Keats wrote this sonnet at Teignmouth in the second week of March 1818 and enclosed it in a letter to Benjamin Bailey dated 13 March, writing: ‘You know my ideas about Religion. I do not think myself more in the right than other people, and that nothing in this world is proveable. I wish I could enter into all your feelings on the subject merely for one short 10 Minutes and give you a Page or two to your liking. I am sometimes so very sceptical as to think Poetry itself a mere Jack a lanthen to amuse whoever may chance to be struck with its brilliance. As Tradesmen say every thing is worth what it will fetch, so probably every mental pursuit takes its reality and worth from the ardour of the pursuer–being in itself a nothing–Ethereal thing[s] may at least be thus real, divided under three heads–Things real–things semireal –and no things. Things real–such as existences of Sun Moon & Stars and passages of Shakspeare. Things semireal such as Love, the Clouds &c which require a greeting of the Spirit to make them wholly exist–and Nothings which are made Great and dignified by an ardent pursuit –which by the by stamps the burgundy mark on the bottles of our Minds, insomuch as they are able to “consec[r]ate whate’er they look upon”. I have written a Sonnet here of a somewhat collateral nature–so don’t imagine it an a propos des bottes. ‘
Keats wrote numerous minor poems while at Teignmouth and the first drafts are preserved in letters to Bailey, Reynolds and Haydon. This particular work was first published in Leigh Hunt’s Literary Pocket-Book for 1819.

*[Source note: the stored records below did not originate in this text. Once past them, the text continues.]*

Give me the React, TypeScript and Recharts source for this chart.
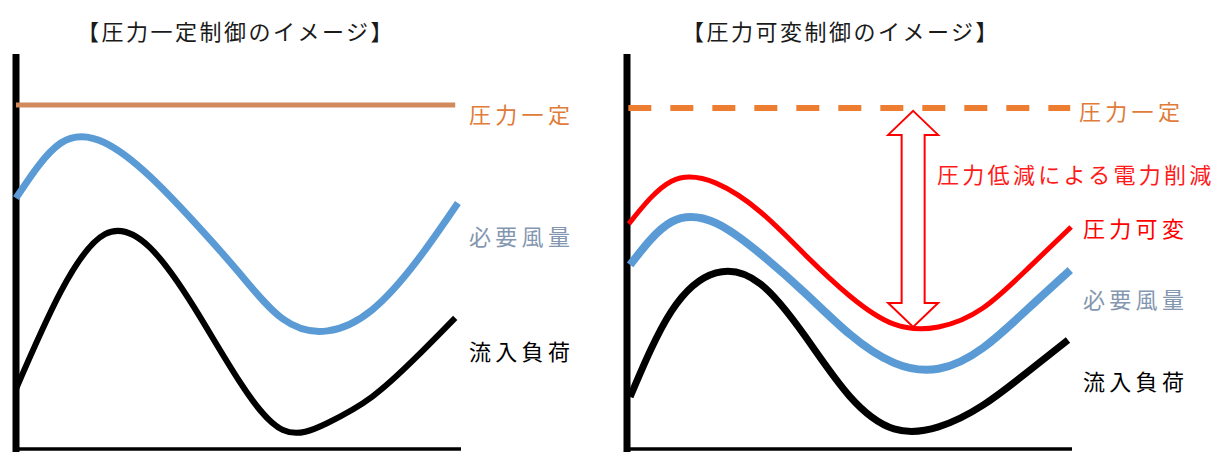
import { LineChart, Line, XAxis, YAxis, ReferenceLine } from 'recharts';

// values on a 0-100 scale (x: time, y: level)

// 圧力一定制御
const constPressureLeft = [
  { x: 0, y: 87.1 },
  { x: 98.7, y: 87.1 },
];
const airflowLeft = [
  { x: 0, y: 63.5 }, { x: 10, y: 77.4 }, { x: 20, y: 77.5 }, { x: 30, y: 69.1 },
  { x: 40, y: 57.5 }, { x: 50, y: 44.8 }, { x: 60, y: 32.9 }, { x: 70, y: 29.9 },
  { x: 80, y: 35.2 }, { x: 90, y: 47.5 }, { x: 99.3, y: 62.3 },
];
const loadLeft = [
  { x: 0, y: 15.2 }, { x: 10, y: 39.7 }, { x: 20, y: 54.4 }, { x: 30, y: 51.1 },
  { x: 40, y: 35.9 }, { x: 50, y: 17.5 }, { x: 60, y: 4.8 }, { x: 70, y: 6.6 },
  { x: 80, y: 13.2 }, { x: 90, y: 23.3 }, { x: 98.7, y: 33.2 },
];

// 圧力可変制御
const constPressureRight = [
  { x: 0.3, y: 86.3 },
  { x: 99.6, y: 86.3 },
];
const variablePressureRight = [
  { x: 0.4, y: 57.0 }, { x: 10, y: 67.8 }, { x: 20, y: 67.3 }, { x: 30, y: 60.0 },
  { x: 40, y: 49.2 }, { x: 50, y: 38.8 }, { x: 60, y: 31.6 }, { x: 70, y: 30.9 },
  { x: 80, y: 35.7 }, { x: 90, y: 45.6 }, { x: 99.8, y: 56.2 },
];
const airflowRight = [
  { x: 0.7, y: 46.6 }, { x: 10, y: 57.5 }, { x: 20, y: 57.2 }, { x: 30, y: 49.4 },
  { x: 40, y: 39.5 }, { x: 50, y: 29.1 }, { x: 60, y: 21.8 }, { x: 70, y: 20.3 },
  { x: 80, y: 25.6 }, { x: 90, y: 35.4 }, { x: 99.6, y: 45.3 },
];
const loadRight = [
  { x: 0.7, y: 13.2 }, { x: 10, y: 34.9 }, { x: 20, y: 44.6 }, { x: 30, y: 41.8 },
  { x: 40, y: 28.6 }, { x: 50, y: 13.4 }, { x: 60, y: 5.1 }, { x: 70, y: 5.6 },
  { x: 80, y: 11.1 }, { x: 90, y: 19.5 }, { x: 99.1, y: 27.6 },
];

// span of the saving arrow (from constant pressure down to the variable-pressure minimum)
const savingX = 64.3;
const savingTop = 85.6;
const savingBottom = 30.9;

const FONT = "'Noto Sans CJK JP', 'Noto Sans', sans-serif";
const W = 610;
const H = 452;
const MARGIN = { top: 54, right: W - 16 - 445, bottom: 3, left: 16 };

const DoubleArrow = (props: any) => {
  const { x1, y1, y2 } = props;
  const top = Math.min(y1, y2);
  const bot = Math.max(y1, y2);
  const hl = 24;
  const hw = 25;
  const sw = 11.5;
  const pts = [
    [x1, top], [x1 + hw, top + hl], [x1 + sw, top + hl], [x1 + sw, bot - hl], [x1 + hw, bot - hl],
    [x1, bot], [x1 - hw, bot - hl], [x1 - sw, bot - hl], [x1 - sw, top + hl], [x1 - hw, top + hl],
  ];
  return (
    <polygon
      points={pts.map((p) => p.join(',')).join(' ')}
      fill="#fff"
      stroke="#ff0000"
      strokeWidth={2}
    />
  );
};

const Axes = () => [
  <ReferenceLine
    key="yaxis"
    segment={[{ x: 0, y: -1 }, { x: 0, y: 100 }]}
    stroke="#000"
    strokeWidth={7}
    ifOverflow="visible"
  />,
  <ReferenceLine
    key="xaxis"
    segment={[{ x: 0, y: 0 }, { x: 100, y: 0 }]}
    stroke="#000"
    strokeWidth={3.5}
    ifOverflow="visible"
  />,
];

const Text = ({ left, cy, color, children, size = 22, spacing = 4.3, center = false }: any) => (
  <div
    style={{
      position: 'absolute',
      left: center ? left - 200 : left,
      width: center ? 400 : undefined,
      textAlign: center ? 'center' : 'left',
      top: cy - 12,
      height: 24,
      lineHeight: '24px',
      fontSize: size,
      letterSpacing: spacing,
      color,
      fontFamily: FONT,
      whiteSpace: 'nowrap',
    }}
  >
    {children}
  </div>
);

export default function App() {
  return (
    <div style={{ position: 'absolute', left: 0, top: 0, width: 1220, height: 452, background: '#fff', overflow: 'hidden' }}>
      <div style={{ position: 'absolute', left: 0, top: 0 }}>
        <LineChart width={W} height={H} margin={MARGIN}>
          <XAxis type="number" dataKey="x" domain={[0, 100]} hide />
          <YAxis type="number" dataKey="y" domain={[0, 100]} hide />
          {Axes()}
          <Line data={constPressureLeft} dataKey="y" type="linear" stroke="#d08a5c" strokeWidth={5} dot={false} isAnimationActive={false} />
          <Line data={airflowLeft} dataKey="y" type="natural" stroke="#5b9bd5" strokeWidth={7} dot={false} isAnimationActive={false} />
          <Line data={loadLeft} dataKey="y" type="natural" stroke="#000" strokeWidth={6} dot={false} isAnimationActive={false} />
        </LineChart>
      </div>
      <div style={{ position: 'absolute', left: 611, top: 0 }}>
        <LineChart width={W - 1} height={H} margin={{ ...MARGIN, right: W - 1 - 16 - 445 }}>
          <XAxis type="number" dataKey="x" domain={[0, 100]} hide />
          <YAxis type="number" dataKey="y" domain={[0, 100]} hide />
          {Axes()}
          <Line data={constPressureRight} dataKey="y" type="linear" stroke="#ed7d31" strokeWidth={6} strokeDasharray="23 19" dot={false} isAnimationActive={false} />
          <Line data={variablePressureRight} dataKey="y" type="natural" stroke="#ff0000" strokeWidth={5} dot={false} isAnimationActive={false} />
          <Line data={airflowRight} dataKey="y" type="natural" stroke="#5b9bd5" strokeWidth={8} dot={false} isAnimationActive={false} />
          <Line data={loadRight} dataKey="y" type="natural" stroke="#000" strokeWidth={7} dot={false} isAnimationActive={false} />
          <ReferenceLine
            segment={[{ x: savingX, y: savingTop }, { x: savingX, y: savingBottom }]}
            shape={DoubleArrow}
            ifOverflow="visible"
          />
        </LineChart>
      </div>

      <Text left={236} cy={30} color="#1a1a1a" spacing={2.5} center>【圧力一定制御のイメージ】</Text>
      <Text left={841} cy={30} color="#1a1a1a" spacing={2.5} center>【圧力可変制御のイメージ】</Text>

      <Text left={469} cy={113} color="#e07b39">圧力一定</Text>
      <Text left={469} cy={235} color="#8497b0">必要風量</Text>
      <Text left={469} cy={350} color="#000">流入負荷</Text>

      <Text left={1079} cy={110} color="#e07b39">圧力一定</Text>
      <Text left={937} cy={173} color="#ff1a1a" spacing={3.3}>圧力低減による電力削減</Text>
      <Text left={1083} cy={227} color="#ff0000">圧力可変</Text>
      <Text left={1083} cy={298} color="#8497b0">必要風量</Text>
      <Text left={1083} cy={380} color="#000">流入負荷</Text>
    </div>
  );
}
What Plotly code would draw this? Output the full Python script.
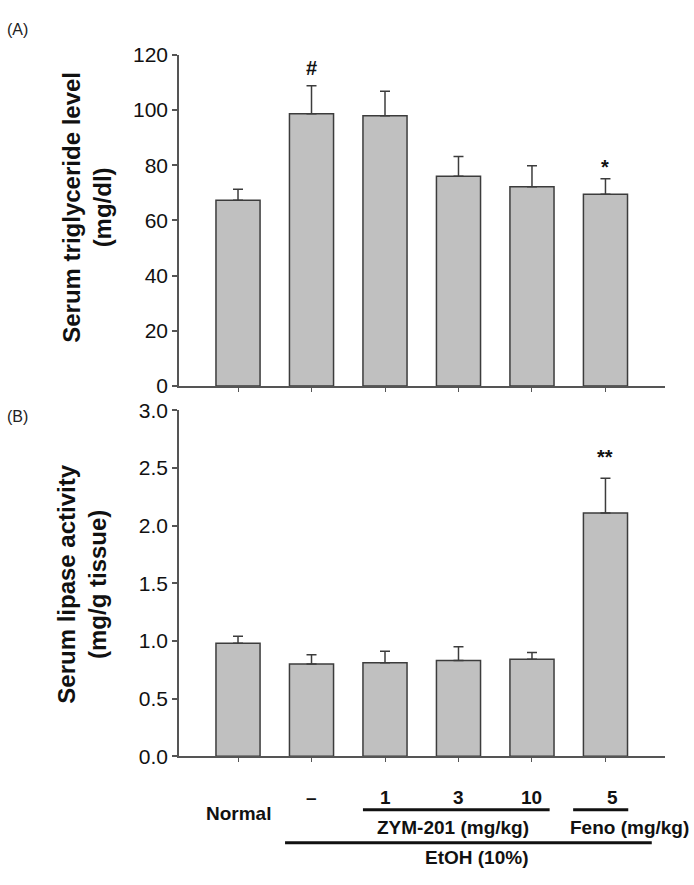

Here is the original draft of ‘The Human Seasons’, as included in the letter to Bailey:
Four Seasons fill the Measure of the year;
Four Seasons are there in the mind of Man.
He hath his lusty spring when fancy clear
Takes in all beauty with an easy span:
He hath his Summer, when luxuriously
He chews the honied cud of fair spring thoughts,
Till, in his Soul dissolv’d they come to be
Part of himself. He hath his Autumn ports
And Havens of repose, when his tired wings
Are folded up, and he content to look
On Mists in idleness: to let fair things
Pass by unheeded as a threshhold brook.
He hath his Winter too of pale Misfeature,
Or else he would forget his mortal nature.
Here is the final, published draft:
Four Seasons fill the measure of the year;
There are four seasons in the mind of man:
He has his lusty Spring, when fancy clear
Takes in all beauty with an easy span:
He has his Summer, when luxuriously
Spring’s honied cud of youthful thought he loves
To ruminate, and by such dreaming high
Is nearest unto heaven: quiet coves
His soul has in its Autumn, when his wings
He furleth close; contented so to look
On mists in idleness–to let fair things
Pass by unheeded as a threshold brook.
He has his Winter too of pale misfeature,
Or else he would forego his mortal nature.